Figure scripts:
====
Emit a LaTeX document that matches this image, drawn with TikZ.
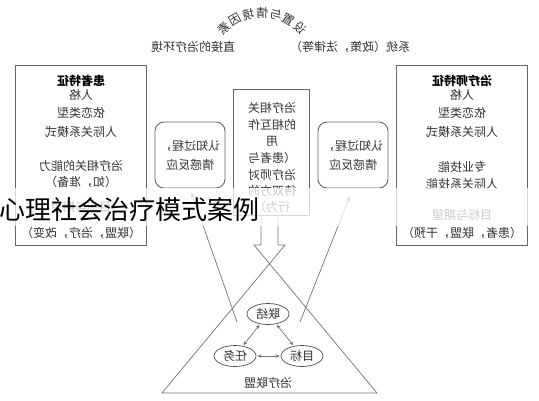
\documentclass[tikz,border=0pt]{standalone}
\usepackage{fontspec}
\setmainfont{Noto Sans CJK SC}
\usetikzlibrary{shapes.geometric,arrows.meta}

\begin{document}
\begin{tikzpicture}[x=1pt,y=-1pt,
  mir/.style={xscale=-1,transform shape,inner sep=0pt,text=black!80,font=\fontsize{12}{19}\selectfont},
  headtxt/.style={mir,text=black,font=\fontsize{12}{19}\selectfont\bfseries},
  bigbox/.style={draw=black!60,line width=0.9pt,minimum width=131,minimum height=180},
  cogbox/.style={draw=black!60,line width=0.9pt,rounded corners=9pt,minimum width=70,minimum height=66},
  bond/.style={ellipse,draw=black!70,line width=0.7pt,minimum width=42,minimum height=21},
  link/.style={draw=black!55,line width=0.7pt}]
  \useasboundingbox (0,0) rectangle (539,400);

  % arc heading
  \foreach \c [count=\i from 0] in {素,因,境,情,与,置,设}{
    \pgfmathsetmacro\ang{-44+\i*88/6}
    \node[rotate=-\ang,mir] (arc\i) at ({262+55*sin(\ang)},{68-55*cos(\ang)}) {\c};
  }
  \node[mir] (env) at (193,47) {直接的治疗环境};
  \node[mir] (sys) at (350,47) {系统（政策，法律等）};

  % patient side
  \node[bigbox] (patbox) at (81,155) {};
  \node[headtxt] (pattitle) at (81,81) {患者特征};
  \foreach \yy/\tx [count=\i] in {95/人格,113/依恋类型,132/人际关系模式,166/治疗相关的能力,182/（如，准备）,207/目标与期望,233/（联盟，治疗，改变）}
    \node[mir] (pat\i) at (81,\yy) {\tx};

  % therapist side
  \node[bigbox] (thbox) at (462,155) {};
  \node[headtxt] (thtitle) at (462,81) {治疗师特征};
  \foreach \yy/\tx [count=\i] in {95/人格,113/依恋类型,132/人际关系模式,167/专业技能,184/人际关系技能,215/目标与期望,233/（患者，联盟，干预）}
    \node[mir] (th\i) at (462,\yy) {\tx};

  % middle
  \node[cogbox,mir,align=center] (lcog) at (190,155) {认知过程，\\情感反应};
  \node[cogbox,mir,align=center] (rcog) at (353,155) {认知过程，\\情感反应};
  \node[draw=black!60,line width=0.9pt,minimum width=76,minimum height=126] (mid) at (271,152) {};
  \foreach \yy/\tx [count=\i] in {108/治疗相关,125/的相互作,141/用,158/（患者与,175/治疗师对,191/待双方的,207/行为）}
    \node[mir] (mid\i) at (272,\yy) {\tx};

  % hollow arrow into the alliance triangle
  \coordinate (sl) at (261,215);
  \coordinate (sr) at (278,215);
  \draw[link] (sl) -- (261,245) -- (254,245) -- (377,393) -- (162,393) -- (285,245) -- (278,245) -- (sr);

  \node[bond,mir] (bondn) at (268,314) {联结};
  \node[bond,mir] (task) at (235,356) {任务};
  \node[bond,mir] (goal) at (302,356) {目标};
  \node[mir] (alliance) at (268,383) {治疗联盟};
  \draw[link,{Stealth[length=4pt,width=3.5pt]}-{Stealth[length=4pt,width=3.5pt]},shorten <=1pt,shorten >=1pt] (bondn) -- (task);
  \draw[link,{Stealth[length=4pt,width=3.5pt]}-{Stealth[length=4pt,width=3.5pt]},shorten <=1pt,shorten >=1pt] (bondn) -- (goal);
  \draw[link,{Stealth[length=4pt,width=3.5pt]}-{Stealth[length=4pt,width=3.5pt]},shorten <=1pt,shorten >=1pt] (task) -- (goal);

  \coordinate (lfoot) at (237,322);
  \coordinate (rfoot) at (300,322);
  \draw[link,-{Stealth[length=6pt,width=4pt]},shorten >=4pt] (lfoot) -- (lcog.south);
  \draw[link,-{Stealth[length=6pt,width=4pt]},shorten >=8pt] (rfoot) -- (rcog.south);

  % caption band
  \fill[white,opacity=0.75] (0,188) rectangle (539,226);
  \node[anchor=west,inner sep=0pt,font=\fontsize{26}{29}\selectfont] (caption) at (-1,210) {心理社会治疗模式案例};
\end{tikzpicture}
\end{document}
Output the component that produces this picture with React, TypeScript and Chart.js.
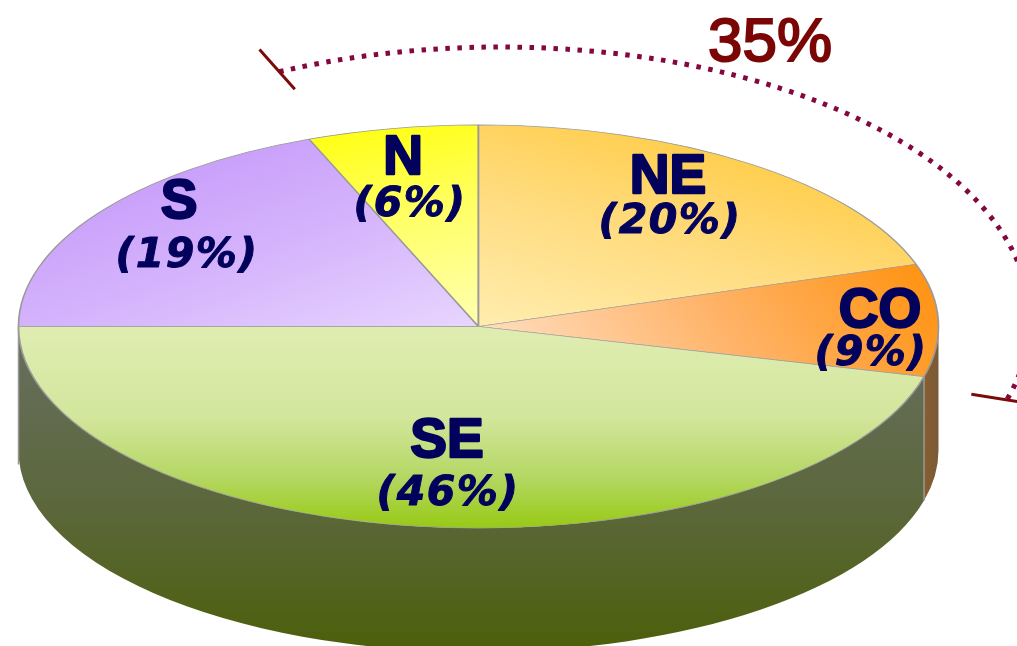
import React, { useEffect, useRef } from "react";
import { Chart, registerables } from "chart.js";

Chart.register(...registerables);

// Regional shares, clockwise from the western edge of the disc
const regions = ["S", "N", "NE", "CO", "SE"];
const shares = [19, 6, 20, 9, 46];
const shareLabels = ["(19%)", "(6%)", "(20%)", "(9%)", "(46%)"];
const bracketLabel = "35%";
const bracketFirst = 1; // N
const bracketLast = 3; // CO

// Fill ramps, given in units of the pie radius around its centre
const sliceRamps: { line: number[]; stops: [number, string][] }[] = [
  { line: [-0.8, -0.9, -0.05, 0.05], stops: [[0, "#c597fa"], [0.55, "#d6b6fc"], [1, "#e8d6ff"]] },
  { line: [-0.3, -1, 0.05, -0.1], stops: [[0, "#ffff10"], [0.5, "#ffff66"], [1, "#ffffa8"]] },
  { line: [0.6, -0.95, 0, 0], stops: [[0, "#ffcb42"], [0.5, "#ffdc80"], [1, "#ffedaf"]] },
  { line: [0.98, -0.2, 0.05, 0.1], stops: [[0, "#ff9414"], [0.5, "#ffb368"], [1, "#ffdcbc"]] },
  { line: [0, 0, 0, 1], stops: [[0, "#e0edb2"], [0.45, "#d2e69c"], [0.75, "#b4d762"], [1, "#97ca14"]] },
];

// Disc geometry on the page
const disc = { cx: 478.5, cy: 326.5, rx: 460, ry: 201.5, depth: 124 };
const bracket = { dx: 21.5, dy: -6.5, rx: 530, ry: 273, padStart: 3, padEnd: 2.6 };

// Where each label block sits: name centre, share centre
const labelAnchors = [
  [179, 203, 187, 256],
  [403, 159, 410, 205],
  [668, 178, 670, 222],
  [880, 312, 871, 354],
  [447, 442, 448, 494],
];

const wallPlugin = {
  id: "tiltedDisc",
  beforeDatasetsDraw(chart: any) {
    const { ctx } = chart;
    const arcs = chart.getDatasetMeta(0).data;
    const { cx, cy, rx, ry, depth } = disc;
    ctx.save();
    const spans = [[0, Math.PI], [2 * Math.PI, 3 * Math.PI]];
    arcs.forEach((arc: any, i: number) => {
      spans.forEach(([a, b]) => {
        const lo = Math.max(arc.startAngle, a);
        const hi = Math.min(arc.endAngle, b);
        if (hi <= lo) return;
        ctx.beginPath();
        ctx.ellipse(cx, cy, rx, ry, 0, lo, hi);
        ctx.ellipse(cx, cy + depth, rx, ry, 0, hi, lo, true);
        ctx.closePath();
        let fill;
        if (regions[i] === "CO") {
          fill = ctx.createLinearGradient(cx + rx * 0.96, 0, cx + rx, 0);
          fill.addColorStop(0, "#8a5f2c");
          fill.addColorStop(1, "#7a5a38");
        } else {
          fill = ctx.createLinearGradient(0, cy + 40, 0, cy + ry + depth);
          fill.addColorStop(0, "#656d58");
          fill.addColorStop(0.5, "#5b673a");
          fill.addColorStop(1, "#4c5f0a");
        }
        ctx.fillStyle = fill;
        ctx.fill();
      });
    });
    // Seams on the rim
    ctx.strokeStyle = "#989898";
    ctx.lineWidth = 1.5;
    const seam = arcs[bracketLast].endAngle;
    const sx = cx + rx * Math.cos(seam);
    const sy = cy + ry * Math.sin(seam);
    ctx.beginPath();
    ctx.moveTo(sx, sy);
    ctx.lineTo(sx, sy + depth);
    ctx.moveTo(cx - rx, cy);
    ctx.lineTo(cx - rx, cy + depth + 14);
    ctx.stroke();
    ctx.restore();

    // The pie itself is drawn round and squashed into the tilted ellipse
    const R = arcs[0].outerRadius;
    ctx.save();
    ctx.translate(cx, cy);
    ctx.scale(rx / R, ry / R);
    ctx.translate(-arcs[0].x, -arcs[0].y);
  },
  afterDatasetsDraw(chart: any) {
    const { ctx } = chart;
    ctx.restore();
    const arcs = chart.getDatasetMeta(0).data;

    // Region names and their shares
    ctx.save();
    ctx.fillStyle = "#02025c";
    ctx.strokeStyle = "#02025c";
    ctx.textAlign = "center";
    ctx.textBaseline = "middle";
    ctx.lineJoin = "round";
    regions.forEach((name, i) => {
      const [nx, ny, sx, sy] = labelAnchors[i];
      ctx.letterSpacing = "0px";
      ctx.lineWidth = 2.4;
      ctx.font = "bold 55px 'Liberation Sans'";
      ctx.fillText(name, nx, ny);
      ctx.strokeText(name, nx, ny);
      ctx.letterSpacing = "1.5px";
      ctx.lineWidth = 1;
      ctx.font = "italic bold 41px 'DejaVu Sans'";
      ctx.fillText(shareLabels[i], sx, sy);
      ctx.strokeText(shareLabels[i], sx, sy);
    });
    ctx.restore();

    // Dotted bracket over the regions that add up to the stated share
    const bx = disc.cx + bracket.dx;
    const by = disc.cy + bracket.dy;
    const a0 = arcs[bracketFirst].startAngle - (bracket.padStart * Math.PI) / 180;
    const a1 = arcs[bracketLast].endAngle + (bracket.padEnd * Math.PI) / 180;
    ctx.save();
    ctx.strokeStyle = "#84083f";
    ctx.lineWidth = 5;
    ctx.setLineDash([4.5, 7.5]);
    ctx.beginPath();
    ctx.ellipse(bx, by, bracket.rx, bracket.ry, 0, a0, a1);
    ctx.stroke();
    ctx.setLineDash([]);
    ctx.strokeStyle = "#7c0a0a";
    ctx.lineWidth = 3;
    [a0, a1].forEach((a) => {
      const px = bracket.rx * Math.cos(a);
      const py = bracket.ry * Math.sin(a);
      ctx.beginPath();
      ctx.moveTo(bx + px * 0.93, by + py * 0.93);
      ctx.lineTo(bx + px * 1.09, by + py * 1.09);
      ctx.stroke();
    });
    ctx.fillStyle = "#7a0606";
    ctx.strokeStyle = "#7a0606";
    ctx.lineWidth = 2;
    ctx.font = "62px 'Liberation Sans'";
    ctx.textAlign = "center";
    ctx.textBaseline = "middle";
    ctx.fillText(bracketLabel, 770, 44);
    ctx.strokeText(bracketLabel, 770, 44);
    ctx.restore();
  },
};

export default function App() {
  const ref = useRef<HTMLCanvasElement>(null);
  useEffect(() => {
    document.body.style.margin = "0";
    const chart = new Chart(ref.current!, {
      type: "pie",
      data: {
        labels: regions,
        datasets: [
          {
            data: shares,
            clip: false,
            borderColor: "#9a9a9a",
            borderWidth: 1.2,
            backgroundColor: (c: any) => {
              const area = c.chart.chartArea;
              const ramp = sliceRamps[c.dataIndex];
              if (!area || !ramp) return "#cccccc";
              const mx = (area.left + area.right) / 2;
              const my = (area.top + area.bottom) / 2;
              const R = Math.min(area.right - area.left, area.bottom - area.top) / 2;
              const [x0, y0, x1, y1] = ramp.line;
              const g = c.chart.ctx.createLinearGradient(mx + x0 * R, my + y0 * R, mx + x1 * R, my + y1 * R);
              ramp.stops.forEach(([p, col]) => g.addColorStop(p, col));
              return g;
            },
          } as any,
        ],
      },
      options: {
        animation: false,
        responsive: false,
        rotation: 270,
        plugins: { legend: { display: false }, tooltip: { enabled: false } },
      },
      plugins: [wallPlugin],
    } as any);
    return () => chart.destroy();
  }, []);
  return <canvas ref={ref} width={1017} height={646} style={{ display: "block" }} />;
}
====
● Given exercise: Nothing but the lines from the one containing "Output the component" through the one containing "const bracketLast = 3; // CO" should be written out, exactly and with both ends. Pictures are left out.

● The response:
Output the component that produces this picture with React, TypeScript and Chart.js.
import React, { useEffect, useRef } from "react";
import { Chart, registerables } from "chart.js";

Chart.register(...registerables);

// Regional shares, clockwise from the western edge of the disc
const regions = ["S", "N", "NE", "CO", "SE"];
const shares = [19, 6, 20, 9, 46];
const shareLabels = ["(19%)", "(6%)", "(20%)", "(9%)", "(46%)"];
const bracketLabel = "35%";
const bracketFirst = 1; // N
const bracketLast = 3; // CO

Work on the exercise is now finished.